We sat in City Council yesterday listening to a debate that, according to people on both sides of the issue, could have huge repercussions for Philadelphia's tax revenues, jobs, and -- basically -- future as a city.
Council is considering a bill that would completely restructure Philadelphia's business taxes, by eliminating the city's tax on profits and increasing the tax on total sales, known as gross receipts. This would be a dramatic shift from current law, which calls for the elimination of the gross receipts portion by 2022. You can read our previous coverage of the issue here and here, and Philly Clout post about the hearing here.
The debate is scheduled to continue today at 1pm, when City Finance Director Rob Dubow is scheduled to testify on behalf of the Nutter Administration. Here are some thoughts on some of the biggest issues raised yesterday.

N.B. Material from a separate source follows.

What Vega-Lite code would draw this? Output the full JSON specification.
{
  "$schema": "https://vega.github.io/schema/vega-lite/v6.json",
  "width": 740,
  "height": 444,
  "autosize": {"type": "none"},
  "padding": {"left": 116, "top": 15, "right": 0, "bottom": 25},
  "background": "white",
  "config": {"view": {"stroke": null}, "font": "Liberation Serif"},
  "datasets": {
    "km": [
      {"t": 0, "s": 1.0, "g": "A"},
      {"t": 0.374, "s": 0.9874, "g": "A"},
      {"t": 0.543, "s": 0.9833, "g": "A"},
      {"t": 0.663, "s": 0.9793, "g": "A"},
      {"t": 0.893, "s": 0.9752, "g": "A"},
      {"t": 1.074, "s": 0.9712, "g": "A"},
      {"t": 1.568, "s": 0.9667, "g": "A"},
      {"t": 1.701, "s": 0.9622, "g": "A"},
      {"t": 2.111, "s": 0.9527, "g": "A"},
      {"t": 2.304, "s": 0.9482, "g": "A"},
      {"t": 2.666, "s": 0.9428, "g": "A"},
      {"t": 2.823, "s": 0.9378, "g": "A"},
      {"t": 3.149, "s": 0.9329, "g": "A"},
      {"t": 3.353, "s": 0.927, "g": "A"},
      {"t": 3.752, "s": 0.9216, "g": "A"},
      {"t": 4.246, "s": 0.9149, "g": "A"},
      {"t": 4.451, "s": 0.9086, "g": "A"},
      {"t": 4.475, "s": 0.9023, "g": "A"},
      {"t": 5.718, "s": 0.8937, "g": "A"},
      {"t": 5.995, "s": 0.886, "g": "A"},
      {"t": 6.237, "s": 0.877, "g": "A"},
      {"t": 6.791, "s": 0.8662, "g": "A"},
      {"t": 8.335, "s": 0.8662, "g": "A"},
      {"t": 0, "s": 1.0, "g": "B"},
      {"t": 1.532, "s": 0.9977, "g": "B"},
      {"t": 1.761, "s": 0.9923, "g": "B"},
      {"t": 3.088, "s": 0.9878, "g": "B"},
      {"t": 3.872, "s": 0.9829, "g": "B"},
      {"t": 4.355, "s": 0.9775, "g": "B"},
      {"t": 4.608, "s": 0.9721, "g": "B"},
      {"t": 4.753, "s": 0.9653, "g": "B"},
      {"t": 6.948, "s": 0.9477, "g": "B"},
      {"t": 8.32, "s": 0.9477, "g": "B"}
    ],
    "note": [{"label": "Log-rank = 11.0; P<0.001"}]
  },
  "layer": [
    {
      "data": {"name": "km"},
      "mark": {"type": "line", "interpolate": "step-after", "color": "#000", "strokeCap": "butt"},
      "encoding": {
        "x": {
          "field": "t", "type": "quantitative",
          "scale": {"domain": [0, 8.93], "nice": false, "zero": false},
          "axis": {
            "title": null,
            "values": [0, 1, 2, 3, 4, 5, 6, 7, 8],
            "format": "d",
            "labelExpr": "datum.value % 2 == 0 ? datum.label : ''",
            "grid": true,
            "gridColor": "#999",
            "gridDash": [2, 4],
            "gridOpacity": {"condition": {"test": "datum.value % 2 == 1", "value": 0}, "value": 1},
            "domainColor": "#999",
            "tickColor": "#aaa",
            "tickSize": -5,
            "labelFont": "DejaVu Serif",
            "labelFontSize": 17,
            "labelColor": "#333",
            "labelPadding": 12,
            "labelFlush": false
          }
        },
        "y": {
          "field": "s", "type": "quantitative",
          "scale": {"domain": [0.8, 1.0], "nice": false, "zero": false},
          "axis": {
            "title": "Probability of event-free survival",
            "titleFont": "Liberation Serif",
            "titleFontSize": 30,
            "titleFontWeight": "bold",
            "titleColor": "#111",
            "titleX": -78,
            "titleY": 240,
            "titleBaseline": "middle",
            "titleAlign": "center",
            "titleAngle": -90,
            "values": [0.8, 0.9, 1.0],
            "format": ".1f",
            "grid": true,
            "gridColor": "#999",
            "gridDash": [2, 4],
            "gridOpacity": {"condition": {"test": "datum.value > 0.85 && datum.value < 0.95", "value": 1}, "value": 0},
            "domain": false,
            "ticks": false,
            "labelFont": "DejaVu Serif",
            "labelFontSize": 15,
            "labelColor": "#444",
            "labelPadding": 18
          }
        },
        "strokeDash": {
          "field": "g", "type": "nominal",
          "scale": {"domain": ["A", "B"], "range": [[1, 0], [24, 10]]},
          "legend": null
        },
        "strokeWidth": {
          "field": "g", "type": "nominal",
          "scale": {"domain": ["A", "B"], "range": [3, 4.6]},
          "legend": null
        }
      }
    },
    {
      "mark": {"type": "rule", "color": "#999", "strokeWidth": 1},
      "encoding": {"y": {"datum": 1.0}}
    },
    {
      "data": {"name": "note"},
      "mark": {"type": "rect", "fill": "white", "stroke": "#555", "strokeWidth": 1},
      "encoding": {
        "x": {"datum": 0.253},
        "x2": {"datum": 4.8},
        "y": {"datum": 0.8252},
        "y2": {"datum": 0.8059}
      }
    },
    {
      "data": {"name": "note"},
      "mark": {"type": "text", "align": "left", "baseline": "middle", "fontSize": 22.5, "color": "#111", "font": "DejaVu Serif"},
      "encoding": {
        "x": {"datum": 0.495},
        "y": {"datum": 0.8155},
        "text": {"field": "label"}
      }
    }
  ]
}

Winners and losers. Council spent a lot of time yesterday discussing which businesses would pay more under the Green/Sanchez tax plan. According to an analysis by the Nutter Administration, some of the biggest winners would be certain kinds of law firms, the manufacturing sector, and real estate companies. Hotels, construction firms, and insurance companies are among the biggest losers.
This is an important discussion, but we should note that the current tax cut strategy has winners and losers, too -- and the big winner appears to be businesses based outside Philadelphia. When the gross receipts portion of the tax is eliminated, many large companies headquartered outside the city, like Wal-Mart or Target, will not pay any business taxes at all. That's because accounting tricks allow those businesses to legally hide profits. Even if the Green/Sanchez bill isn't passed, this is a major flaw in the current strategy that needs to be addressed.

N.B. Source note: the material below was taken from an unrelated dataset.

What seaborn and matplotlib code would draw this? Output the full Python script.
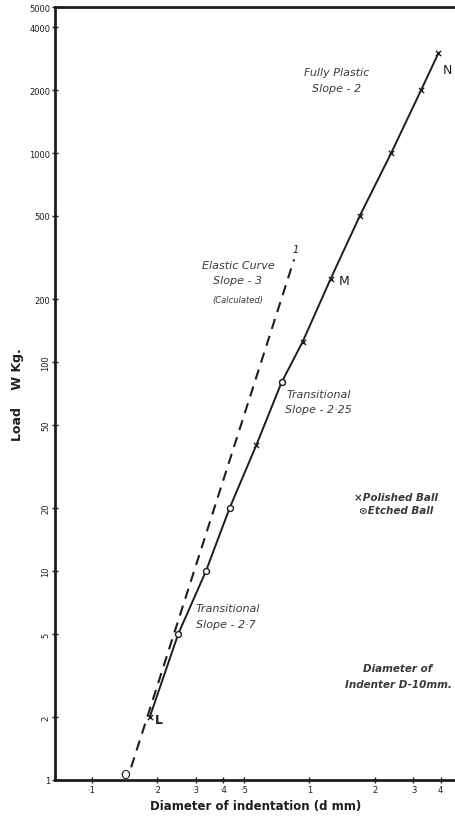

Tax cuts vs. tax shift. For years, the city's main strategy to make Philadelphia more economically competitive has been to cut business taxes. Green and Sanchez are challenging that idea. They say the structure of Philadelphia's taxes is a problem. Specifically, the problem is that the current plan for tax reform will lead to profitable Philadelphia-based businesses paying more than everyone else.
The question of tax cuts vs. tax shift came up a lot yesterday and it struck us that the answer is probably ... both. Philadelphia may need to lower the overall tax burden and change the structure to encourage companies to locate in the city. Again, if City Council isn't ready to embrace the entire Green/Sanchez proposal, there still needs to be an effort to address the issue of city firms being penalized by the current plan.

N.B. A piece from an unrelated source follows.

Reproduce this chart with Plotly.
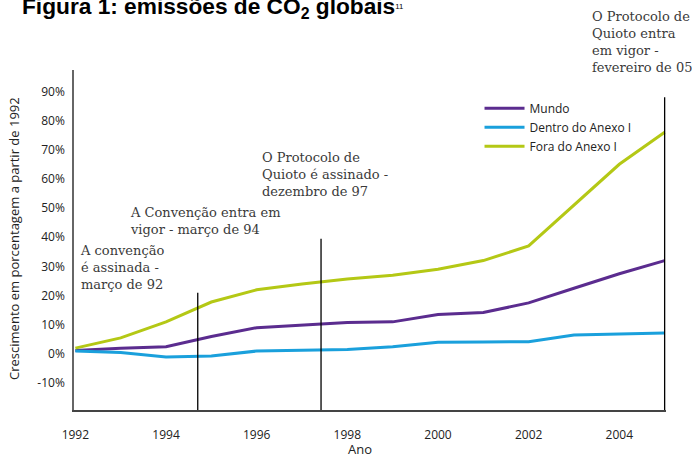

Taxes as the silver bullet. According to people on both sides of the debate, the possible change in the tax structure will either dramatically grow or destroy the city's economy. For example, Professor Robert Inman has estimated that the proposal will cost 75,000 jobs. Meanwhile, Councilman Green argues the proposal will cause a rebirth in several important parts of our economy, especially the manufacturing sector.
We agree that taxes are an important part of the equation of making Philadelphia more competitive, but we should also be aware that they aren't a silver bullet. There are a wide variety of factors besides taxes -- such as quality of life, proximity to public transportation, workforce development, and the state of public education -- that influence business location decisions.
Want proof? Just look at the businesses who testified yesterday in City Council -- like Starr Restaurant Group, Marriott Hotels and Sandmeyer Steel -- who are located in the city despite our current tax structure. We noticed that no one seemed interested in asking WHY these companies decided to stay, despite some of the disadvantages of doing business in Philadelphia. But perhaps Council should ask, and then invest more in the things businesses identify as important.